No one well-known was on the list, and some of the crimes dated back decades or had drawn little more than a slap on the wrist in the first place — such as a Pennsylvania man sentenced in 1963 to probation and a $20 fine for mutilating coins. The White House didn’t explain the charge, but tampering with federal currency is a crime.
The White House declined to give details on the cases or comment on why these particular people were selected by a president who previously had only pardoned Thanksgiving turkeys. Presidential pardons often come in the holiday season toward year’s-end, but they can sometimes be extremely controversial, such as when Bill Clinton pardoned fugitive financier Marc Rich at the end of his presidency.
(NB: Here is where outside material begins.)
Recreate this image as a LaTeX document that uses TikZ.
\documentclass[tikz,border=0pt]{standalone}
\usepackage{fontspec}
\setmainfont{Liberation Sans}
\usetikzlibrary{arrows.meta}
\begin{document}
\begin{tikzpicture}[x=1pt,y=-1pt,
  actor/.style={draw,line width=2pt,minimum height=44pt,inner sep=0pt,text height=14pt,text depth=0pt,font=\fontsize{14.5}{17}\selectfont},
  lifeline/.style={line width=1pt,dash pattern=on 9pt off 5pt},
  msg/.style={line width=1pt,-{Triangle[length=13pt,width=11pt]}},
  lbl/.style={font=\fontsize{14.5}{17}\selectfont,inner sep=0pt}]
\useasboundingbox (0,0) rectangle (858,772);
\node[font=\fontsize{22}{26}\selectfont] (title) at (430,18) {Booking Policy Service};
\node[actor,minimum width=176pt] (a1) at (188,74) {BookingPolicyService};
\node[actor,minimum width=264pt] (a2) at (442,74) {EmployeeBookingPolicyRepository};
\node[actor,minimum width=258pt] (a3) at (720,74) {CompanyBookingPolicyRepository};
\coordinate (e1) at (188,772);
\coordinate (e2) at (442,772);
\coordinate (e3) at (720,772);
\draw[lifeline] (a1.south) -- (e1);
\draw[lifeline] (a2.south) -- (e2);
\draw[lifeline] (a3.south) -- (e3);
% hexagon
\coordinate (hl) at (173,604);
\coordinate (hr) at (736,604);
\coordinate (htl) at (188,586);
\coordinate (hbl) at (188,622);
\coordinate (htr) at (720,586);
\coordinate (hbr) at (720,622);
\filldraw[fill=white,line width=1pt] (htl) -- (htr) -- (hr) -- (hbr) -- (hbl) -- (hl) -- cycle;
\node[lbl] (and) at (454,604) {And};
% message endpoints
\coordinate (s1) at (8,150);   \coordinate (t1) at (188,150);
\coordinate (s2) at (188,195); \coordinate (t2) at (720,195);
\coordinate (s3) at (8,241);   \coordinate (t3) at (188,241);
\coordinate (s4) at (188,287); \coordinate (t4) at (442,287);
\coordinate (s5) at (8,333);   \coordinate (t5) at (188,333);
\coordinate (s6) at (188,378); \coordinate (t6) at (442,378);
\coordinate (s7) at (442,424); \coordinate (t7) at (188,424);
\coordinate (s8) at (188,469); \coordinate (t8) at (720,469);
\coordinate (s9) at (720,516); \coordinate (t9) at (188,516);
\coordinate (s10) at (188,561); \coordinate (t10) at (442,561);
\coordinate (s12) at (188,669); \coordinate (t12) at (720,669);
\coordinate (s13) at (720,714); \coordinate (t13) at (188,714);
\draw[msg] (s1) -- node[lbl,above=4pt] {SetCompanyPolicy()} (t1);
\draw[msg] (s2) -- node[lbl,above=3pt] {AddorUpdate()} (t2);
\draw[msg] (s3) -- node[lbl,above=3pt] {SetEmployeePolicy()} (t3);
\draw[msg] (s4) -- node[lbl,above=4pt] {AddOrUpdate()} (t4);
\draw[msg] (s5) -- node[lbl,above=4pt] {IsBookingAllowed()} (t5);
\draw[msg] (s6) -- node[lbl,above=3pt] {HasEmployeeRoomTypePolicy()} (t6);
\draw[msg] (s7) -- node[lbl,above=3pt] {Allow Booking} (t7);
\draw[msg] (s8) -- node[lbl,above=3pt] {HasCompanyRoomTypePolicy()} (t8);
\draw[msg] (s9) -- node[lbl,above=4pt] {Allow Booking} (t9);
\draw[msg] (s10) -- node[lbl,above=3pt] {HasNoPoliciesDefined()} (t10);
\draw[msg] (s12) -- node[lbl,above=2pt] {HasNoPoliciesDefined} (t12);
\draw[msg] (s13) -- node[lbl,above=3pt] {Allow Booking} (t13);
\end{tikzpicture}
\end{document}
“The president was moved by the strength of the applicants’ post-conviction efforts at atonement, as well as their superior citizenship and individual achievements in the years since their convictions,” said White House spokesman Reid Cherlin. The White House announced the pardons Friday as Obama was in the air on the way home from a surprise visit to Afghanistan.
The people pardoned were:
—James Bernard Banks, of Liberty, Utah, sentenced to two years of probation in 1972 for illegal possession of government property.
—Russell James Dixon, of Clayton, Ga., sentenced to two years of probation in 1960 for a liquor law violation.
—Laurens Dorsey, of Syracuse, N.Y., sentenced in 1998 to five years of probation and $71,000 in restitution for conspiracy to defraud by making false statements to the Food and Drug Administration.
—Ronald Lee Foster, of Beaver Falls, Pa., sentenced in 1963 to a year of probation and a $20 fine for mutilating coins.
—Timothy James Gallagher, of Navasota, Texas, sentenced in 1982 to three years of probation for cocaine possession and conspiracy to distribute.
—Roxane Kay Hettinger, Powder Springs, Ga., sentenced in 1986 to 30 days in jail and three years of probation for conspiracy to distribute cocaine.
—Edgar Leopold Kranz Jr., of Minot, N.D., who received 24 months of confinement and a pay reduction for cocaine use, adultery and bouncing checks.
—Floretta Leavy, of Rockford, Ill., sentenced in 1984 to 366 days in prison and three years of parole for drug offenses.
—Scoey Lathaniel Morris, of Crosby, Texas, sentenced in 1991 to three years of probation and $1,200 restitution for counterfeiting offenses.